A good reason you might sense a lawsuit increase

James M. Berklan
James M. Berklan

Given the most recent report from Aon's Actuarial & Analytical Practice, a few stanzas of “Whistle While You Work” could be helpful. Either that or a stiff belt of Lynchburg, TN's finest export.

Projected liability costs are rising for skilled nursing operators. They're expected to jump a robust 6% in 2017, in fact.

But that's not the most worrisome part of the report. The frequency of liability claims is forecast to increase 4% this year. Just a few years ago, the rate was 2%, which means that even as providers have ramped up efforts to improve quality care, plaintiffs and their attorneys have been running to the courthouse with increasing frequency.

Aon's actuaries predict that the average severity for a successful general liability/professional liability claim in 2017 will be $218,000. 

Put another way, the 2017 projected loss rate per occupied bed (for awards under $1 million) is $2,350 — or more than double the 2006 amount.

A “deteriorating claims environment” is how the restrained numbers-crunchers describe it. Its publishing partner was the American Health Care Association so LTC leaders are fully aware of the situation. It's time you were too.

So why is the number of claims rising? Simply put, trial attorneys are becoming more efficient at finding favorable jurisdictions in which to sue, believes Christian Coleianne, associate director and actuary with Aon Risk Solutions.

Worse, efforts to implement award caps have stalled or gone dormant in many places. 

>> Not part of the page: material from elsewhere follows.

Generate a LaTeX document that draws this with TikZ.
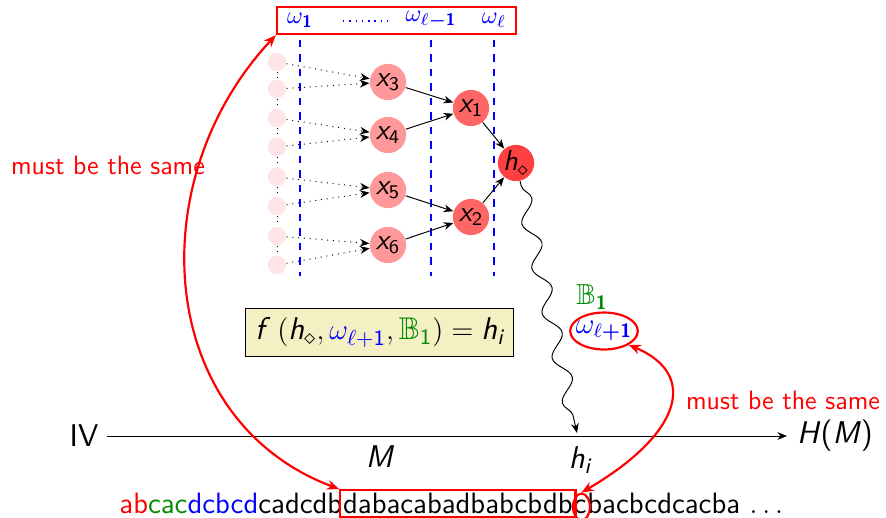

Providers, led by the AHCA, which did some venue cherry-picking of its own, successfully filed for and received a temporary injunction in November against implementation of the arbitration ban. They face better odds fighting the arbitration ban with the White House and both chambers of Congress led by Republicans.

While the majority of the Aon data stems from larger provider chains, menacing implications extend to smaller mom-and-pop type operators, too. Despite shallower pockets, they also are at greater risk of being sued.

“If a fire burns in the forest, it's not just the larger trees that will be impacted,” Coleianne observed. “All the trees will be impacted.”

Or more bluntly put, it's all the more liable to become a large-scale forest fire.